Mold on walls should not be a cause of panic. Indeed, mold can be a health threat and structural hazard, but as long as you know how to remove mold from walls, you’ll be all right.
Mold-infested walls are usually easy to treat. If the infested wall is non-porous, you can easily remove the mold with a wet cloth and/or a mold-killing solution. If it is porous, however, it is likely that you will have to cut away the mold-infested area and replace it.
Signs of Mold on Walls
Tell-tale signs that indicate moisture and possible mold growth on walls include bulging wall, peeling or cracked paint, musty smell, and discoloration. If you discover small mold spots on walls, it could mean that there is a larger mold colony on the other side.
Why Walls are Prone to Mold
Mold grows in places where humidity levels are high, condensation takes place, and water leaks occur. Since all three scenarios often happen inside walls, they seldom get noticed. Thus, mold proliferates.
They commonly grow out of sight, typically in wall cavities as these spaces have pockets of humid air. Wallpaper is also a usual place for mold to grow because wallpaper glue usually have organic debris that mold loves to munch on.
How to Remove Mold from Walls that are Painted
Going all-natural is a good way to start. If a mild, natural method does not do the trick, then move on to a stronger approach. To begin, use a mold-killing agent that combines borax, vinegar, and water. Let the solution sit on the surface for ten minutes before wiping it off. Wait a couple of days. If the mold returns, use a water and bleach solution. But keep in mind that bleach can irritate the eyes, skin and even the lungs when inhaled, so if its use is not necessary, just avoid it.
Whatever method you use, though, make sure you wear rubber gloves to prevent coming in contact with mold. Also, you want the area to be well ventilated while you’re at work to avoid inhaling mold spores.
How to Remove Mold from Drywall and Ceiling
Drywall is made from porous materials, so you most probably need to cut away the portion of the drywall that has mold all over it. This is because materials like drywall and popcorn ceilings are not sealed. So when mold grows, it threads into the structure of the material.

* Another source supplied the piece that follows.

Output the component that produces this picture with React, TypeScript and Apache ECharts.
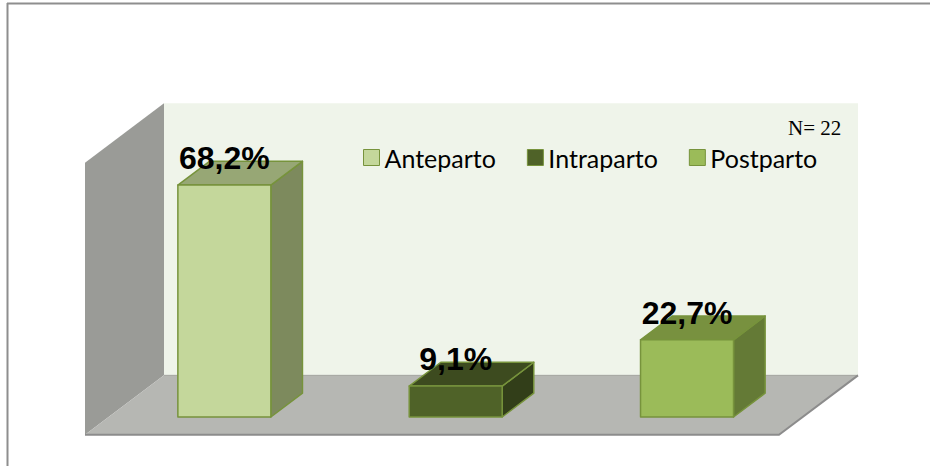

You may try to remove it with a mold-killing solution, but if the nasty fungi reappears, you will need to replace the infested drywall. Meanwhile, if you’re not ready to say good-bye to your ceiling, contact a mold removal expert to treat the area.
Prevention is the Key
Now that you’ve remedied the situation, make sure it doesn’t happen the second time around. By as simple as controlling the humidity levels and environmental conditions in your home, you won’t have to worry about mold bothering your life again!